Data segment:
* BEGIN *

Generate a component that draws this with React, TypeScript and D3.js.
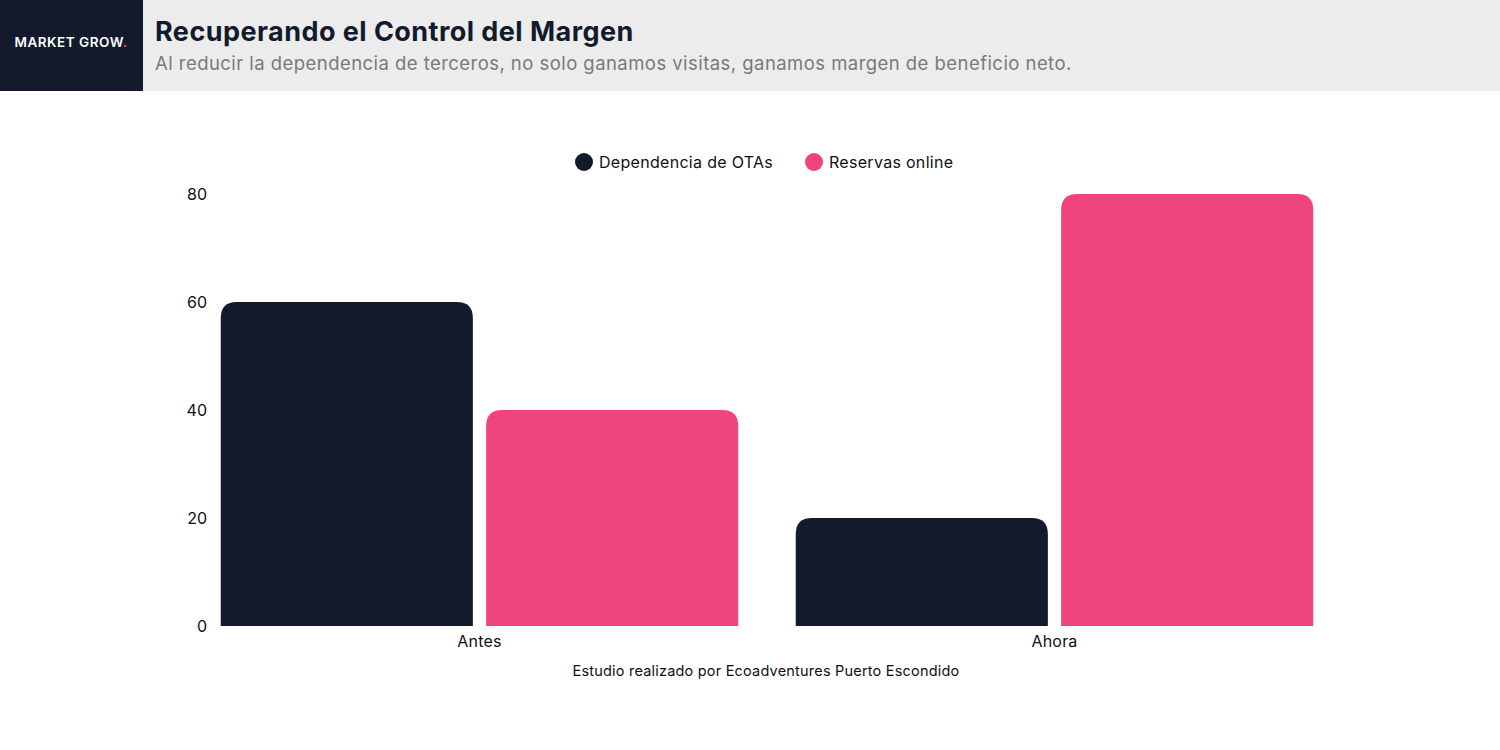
import React, { useEffect, useRef } from "react";
import * as d3 from "d3";

const categories = ["Antes", "Ahora"];
const seriesNames = ["Dependencia de OTAs", "Reservas online"];
const otas = [60, 20];
const online = [40, 80];
const yTicks = [0, 20, 40, 60, 80];
const colors = ["#131a2b", "#f0447c"];

const FONT = "Inter, 'Noto Sans', sans-serif";

export default function App() {
  const ref = useRef<SVGSVGElement | null>(null);
  useEffect(() => {
    const node = ref.current; if (!node) return;
    const W = 1500, H = 750;
    const svg = d3.select(node);
    svg.attr("viewBox", `0 0 ${W} ${H}`).selectAll("*").remove();

    // header band
    svg.append("rect").attr("x", 0).attr("y", 0).attr("width", W).attr("height", 91).attr("fill", "#ececec");
    svg.append("rect").attr("x", 0).attr("y", 0).attr("width", 143).attr("height", 91).attr("fill", "#131a2b");
    const logo = svg.append("text").attr("x", 71).attr("y", 47).attr("text-anchor", "middle")
      .attr("font-family", FONT).attr("font-size", 13.5).attr("font-weight", 600).attr("letter-spacing", 0.5).attr("fill", "#fff");
    logo.append("tspan").text("MARKET GROW");
    logo.append("tspan").attr("fill", "#f0447c").text(".");
    svg.append("text").attr("x", 155).attr("y", 41).attr("font-family", FONT).attr("font-size", 27)
      .attr("font-weight", 700).attr("letter-spacing", 0.45).attr("fill", "#131a2b").text("Recuperando el Control del Margen");
    svg.append("text").attr("x", 155).attr("y", 70).attr("font-family", FONT).attr("font-size", 18.5)
      .attr("letter-spacing", 0.45).attr("fill", "#7a7a7a")
      .text("Al reducir la dependencia de terceros, no solo ganamos visitas, ganamos margen de beneficio neto.");

    const x0 = d3.scaleBand().domain(categories).range([192, 1342]).paddingInner(0.1).paddingOuter(0.05);
    const x1 = d3.scaleBand().domain(seriesNames).range([0, x0.bandwidth()]).paddingInner(0.05);
    const y = d3.scaleLinear().domain([0, 80]).range([626, 194]);

    // y tick labels
    svg.append("g").selectAll("text").data(yTicks).join("text")
      .attr("x", 207).attr("y", (d) => y(d)).attr("dy", "0.35em").attr("text-anchor", "end")
      .attr("font-family", FONT).attr("font-size", 16).attr("fill", "#111").text((d) => String(d));

    const r = 16;
    const barPath = (x: number, w: number, top: number, bottom: number) => {
      const rr = Math.min(r, (bottom - top), w / 2);
      return `M${x},${bottom}V${top + rr}Q${x},${top} ${x + rr},${top}H${x + w - rr}Q${x + w},${top} ${x + w},${top + rr}V${bottom}Z`;
    };

    const rows = categories.flatMap((c, i) => [
      { c, s: seriesNames[0], v: otas[i], col: colors[0] },
      { c, s: seriesNames[1], v: online[i], col: colors[1] },
    ]);
    svg.append("g").selectAll("path").data(rows).join("path")
      .attr("fill", (d) => d.col)
      .attr("d", (d) => barPath((x0(d.c) || 0) + (x1(d.s) || 0), x1.bandwidth(), y(d.v), y(0)));

    // x labels
    svg.append("g").selectAll("text").data(categories).join("text")
      .attr("x", (d) => (x0(d) || 0) + x0.bandwidth() / 2).attr("y", 647).attr("text-anchor", "middle")
      .attr("font-family", FONT).attr("font-size", 16).attr("letter-spacing", 0.2).attr("fill", "#111").text((d) => d);

    svg.append("text").attr("x", 766).attr("y", 676).attr("text-anchor", "middle")
      .attr("font-family", FONT).attr("font-size", 14.5).attr("letter-spacing", 0.2).attr("fill", "#111")
      .text("Estudio realizado por Ecoadventures Puerto Escondido");

    // legend
    const legX = [584, 814];
    const lg = svg.append("g").selectAll("g").data(seriesNames).join("g")
      .attr("transform", (_d, i) => `translate(${legX[i]},162)`);
    lg.append("circle").attr("r", 9).attr("fill", (_d, i) => colors[i]);
    lg.append("text").attr("x", 15).attr("dy", "0.35em").attr("font-family", FONT).attr("font-size", 16)
      .attr("letter-spacing", 0.3).attr("fill", "#111").text((d) => d);
  }, []);
  return <svg ref={ref} width={1500} height={750} style={{ position: "absolute", left: 0, top: 0, display: "block" }} />;
}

* END *

Work instructions: Without the pictures, write out the whole listing above exactly as it appears.

Solution below:
Generate a component that draws this with React, TypeScript and D3.js.
import React, { useEffect, useRef } from "react";
import * as d3 from "d3";

const categories = ["Antes", "Ahora"];
const seriesNames = ["Dependencia de OTAs", "Reservas online"];
const otas = [60, 20];
const online = [40, 80];
const yTicks = [0, 20, 40, 60, 80];
const colors = ["#131a2b", "#f0447c"];

const FONT = "Inter, 'Noto Sans', sans-serif";

export default function App() {
  const ref = useRef<SVGSVGElement | null>(null);
  useEffect(() => {
    const node = ref.current; if (!node) return;
    const W = 1500, H = 750;
    const svg = d3.select(node);
    svg.attr("viewBox", `0 0 ${W} ${H}`).selectAll("*").remove();

    // header band
    svg.append("rect").attr("x", 0).attr("y", 0).attr("width", W).attr("height", 91).attr("fill", "#ececec");
    svg.append("rect").attr("x", 0).attr("y", 0).attr("width", 143).attr("height", 91).attr("fill", "#131a2b");
    const logo = svg.append("text").attr("x", 71).attr("y", 47).attr("text-anchor", "middle")
      .attr("font-family", FONT).attr("font-size", 13.5).attr("font-weight", 600).attr("letter-spacing", 0.5).attr("fill", "#fff");
    logo.append("tspan").text("MARKET GROW");
    logo.append("tspan").attr("fill", "#f0447c").text(".");
    svg.append("text").attr("x", 155).attr("y", 41).attr("font-family", FONT).attr("font-size", 27)
      .attr("font-weight", 700).attr("letter-spacing", 0.45).attr("fill", "#131a2b").text("Recuperando el Control del Margen");
    svg.append("text").attr("x", 155).attr("y", 70).attr("font-family", FONT).attr("font-size", 18.5)
      .attr("letter-spacing", 0.45).attr("fill", "#7a7a7a")
      .text("Al reducir la dependencia de terceros, no solo ganamos visitas, ganamos margen de beneficio neto.");

    const x0 = d3.scaleBand().domain(categories).range([192, 1342]).paddingInner(0.1).paddingOuter(0.05);
    const x1 = d3.scaleBand().domain(seriesNames).range([0, x0.bandwidth()]).paddingInner(0.05);
    const y = d3.scaleLinear().domain([0, 80]).range([626, 194]);

    // y tick labels
    svg.append("g").selectAll("text").data(yTicks).join("text")
      .attr("x", 207).attr("y", (d) => y(d)).attr("dy", "0.35em").attr("text-anchor", "end")
      .attr("font-family", FONT).attr("font-size", 16).attr("fill", "#111").text((d) => String(d));

    const r = 16;
    const barPath = (x: number, w: number, top: number, bottom: number) => {
      const rr = Math.min(r, (bottom - top), w / 2);
      return `M${x},${bottom}V${top + rr}Q${x},${top} ${x + rr},${top}H${x + w - rr}Q${x + w},${top} ${x + w},${top + rr}V${bottom}Z`;
    };

    const rows = categories.flatMap((c, i) => [
      { c, s: seriesNames[0], v: otas[i], col: colors[0] },
      { c, s: seriesNames[1], v: online[i], col: colors[1] },
    ]);
    svg.append("g").selectAll("path").data(rows).join("path")
      .attr("fill", (d) => d.col)
      .attr("d", (d) => barPath((x0(d.c) || 0) + (x1(d.s) || 0), x1.bandwidth(), y(d.v), y(0)));

    // x labels
    svg.append("g").selectAll("text").data(categories).join("text")
      .attr("x", (d) => (x0(d) || 0) + x0.bandwidth() / 2).attr("y", 647).attr("text-anchor", "middle")
      .attr("font-family", FONT).attr("font-size", 16).attr("letter-spacing", 0.2).attr("fill", "#111").text((d) => d);

    svg.append("text").attr("x", 766).attr("y", 676).attr("text-anchor", "middle")
      .attr("font-family", FONT).attr("font-size", 14.5).attr("letter-spacing", 0.2).attr("fill", "#111")
      .text("Estudio realizado por Ecoadventures Puerto Escondido");

    // legend
    const legX = [584, 814];
    const lg = svg.append("g").selectAll("g").data(seriesNames).join("g")
      .attr("transform", (_d, i) => `translate(${legX[i]},162)`);
    lg.append("circle").attr("r", 9).attr("fill", (_d, i) => colors[i]);
    lg.append("text").attr("x", 15).attr("dy", "0.35em").attr("font-family", FONT).attr("font-size", 16)
      .attr("letter-spacing", 0.3).attr("fill", "#111").text((d) => d);
  }, []);
  return <svg ref={ref} width={1500} height={750} style={{ position: "absolute", left: 0, top: 0, display: "block" }} />;
}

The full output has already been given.